Squabbling and name-calling are par for the course when it comes to politics. Even the coalition at Westminster isn't always a harmonious single entity. But where it differs from Northern Ireland is that it gets its work done. That is more than can be said for the power sharing Executive at Stormont. Even the Deputy First Minister, Martin McGuinness, admits to be embarrassed by its dysfunction.
He argues, of course, that the fault lies with the other major party, the DUP, and he accuses its leader, Peter Robinson of dancing to the tune of extreme loyalists. He also points out that the coldness between the two parties is not just on policy but is personal, with three quarters of DUP MLAs refusing to acknowledge him when they meet in the corridors of power. Many people will wonder how we got to this position. We thought, understandably, that local politicians had crossed the Rubicon in 1998 when they signed the Good Friday Agreement, and then underscored that quite astonishing achievement in 2007 when the DUP and Sinn Fein agreed to share power.
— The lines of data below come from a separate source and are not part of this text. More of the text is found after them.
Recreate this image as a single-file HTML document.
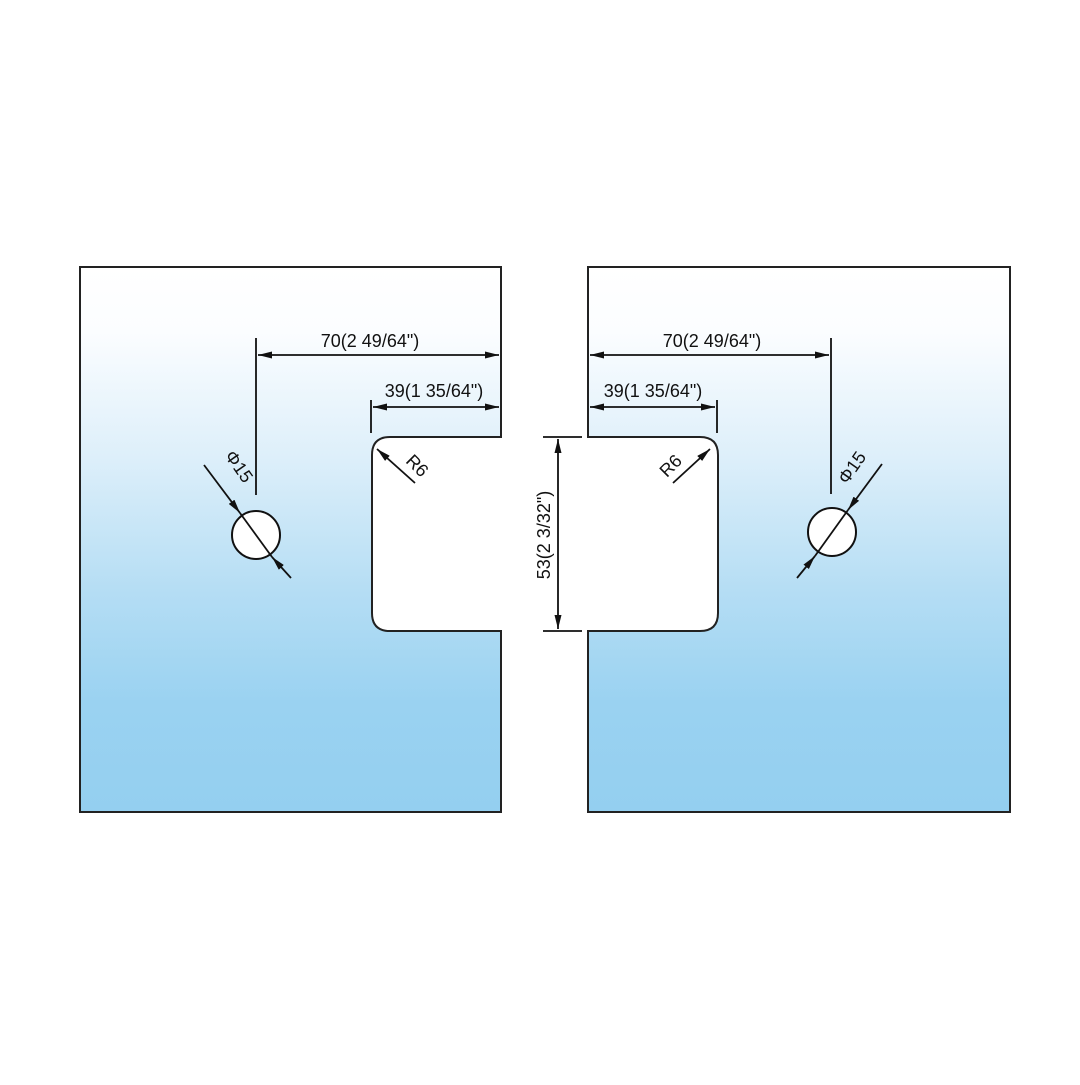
<!DOCTYPE html>
<html><head><style>html,body{margin:0;padding:0;background:#fff}</style></head>
<body>
<svg width="1080" height="1080" viewBox="0 0 1080 1080" xmlns="http://www.w3.org/2000/svg" font-family="Liberation Sans, Arial, sans-serif">
<defs>
<linearGradient id="g" x1="0" y1="267" x2="0" y2="812" gradientUnits="userSpaceOnUse">
<stop offset="0" stop-color="#ffffff"/>
<stop offset="0.12" stop-color="#fbfdff"/>
<stop offset="0.35" stop-color="#ddeffa"/>
<stop offset="0.6" stop-color="#b4ddf4"/>
<stop offset="0.8" stop-color="#9ad2f1"/>
<stop offset="1" stop-color="#94cff0"/>
</linearGradient>
<marker id="a" viewBox="0 0 14 7" refX="14" refY="3.5" markerWidth="14" markerHeight="7" orient="auto-start-reverse" markerUnits="userSpaceOnUse">
<path d="M0,0 L14,3.5 L0,7 Z" fill="#111"/></marker>
</defs>
<g stroke="#222" stroke-width="2" fill="url(#g)">
<path d="M80,267 H501 V437 H390 Q372,437 372,455 V613 Q372,631 390,631 H501 V812 H80 Z"/>
<path d="M1010,267 H588 V437 H700 Q718,437 718,455 V613 Q718,631 700,631 H588 V812 H1010 Z"/>
</g>
<g stroke="#111" stroke-width="1.8" fill="none">
<circle cx="256" cy="535" r="24" fill="#fff" stroke-width="2"/>
<circle cx="832" cy="532" r="24" fill="#fff" stroke-width="2"/>
<line x1="256" y1="338" x2="256" y2="495"/>
<line x1="258" y1="355" x2="499" y2="355" marker-start="url(#a)" marker-end="url(#a)"/>
<line x1="371" y1="400" x2="371" y2="433"/>
<line x1="373" y1="407" x2="499" y2="407" marker-start="url(#a)" marker-end="url(#a)"/>
<line x1="204" y1="465" x2="240" y2="513" marker-end="url(#a)"/>
<line x1="240" y1="513" x2="272" y2="557"/>
<line x1="291" y1="578" x2="272" y2="557" marker-end="url(#a)"/>
<line x1="415" y1="483" x2="377" y2="449" marker-end="url(#a)"/>
<line x1="543" y1="437" x2="582" y2="437"/>
<line x1="543" y1="631" x2="582" y2="631"/>
<line x1="558" y1="439" x2="558" y2="629" marker-start="url(#a)" marker-end="url(#a)"/>
<line x1="831" y1="338" x2="831" y2="494"/>
<line x1="590" y1="355" x2="829" y2="355" marker-start="url(#a)" marker-end="url(#a)"/>
<line x1="717" y1="400" x2="717" y2="433"/>
<line x1="590" y1="407" x2="715" y2="407" marker-start="url(#a)" marker-end="url(#a)"/>
<line x1="882" y1="464" x2="848" y2="510" marker-end="url(#a)"/>
<line x1="848" y1="510" x2="815" y2="556"/>
<line x1="797" y1="578" x2="815" y2="556" marker-end="url(#a)"/>
<line x1="673" y1="483" x2="710" y2="449" marker-end="url(#a)"/>
</g>
<g font-size="18" fill="#111" text-anchor="middle">
<text x="370" y="347">70(2 49/64")</text>
<text x="434" y="397">39(1 35/64")</text>
<text x="712" y="347">70(2 49/64")</text>
<text x="653" y="397">39(1 35/64")</text>
<text transform="translate(413,470) rotate(45)">R6</text>
<text transform="translate(675,470) rotate(-45)">R6</text>
<text transform="translate(234,470) rotate(55)">Φ15</text>
<text transform="translate(857,471) rotate(-55)">Φ15</text>
<text transform="translate(550,535) rotate(-90)">53(2 3/32")</text>
</g>
</svg>
</body></html>
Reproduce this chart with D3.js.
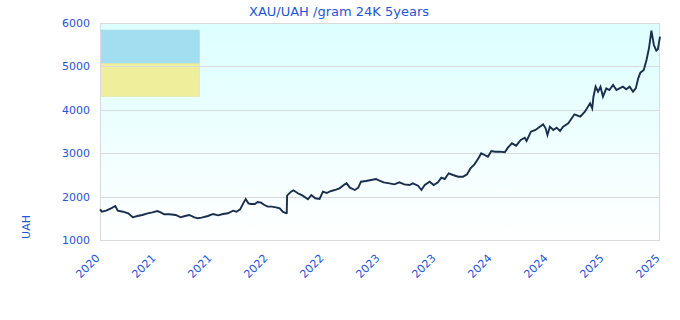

Mr McGuinness admits he had a good relationship with former DUP leader Ian Paisley, but says that his relationship with Mr Robinson is simply workmanlike. Whatever the reason for the frost in the Stormont air – personal or electoral – it is a worrying development.
Both parties can veto any progressive policies – Sinn Fein is just as capable as the DUP of throwing a spanner in the works both inside and outside the chamber – and potential investors, for example, will feel the chill and could decide to go elsewhere.
There is a sense that the relationship between the DUP and Sinn Fein has deteriorated beyond the normal rough and tumble of politics, and the fear now is the huge leaps of faith – taken by both politicians and the public at large throughout this island 15 years ago – are not going to be fully realised.
There is too much at stake to allow those hopes to crumble and the politicians of all parties must redouble their efforts to make Stormont work.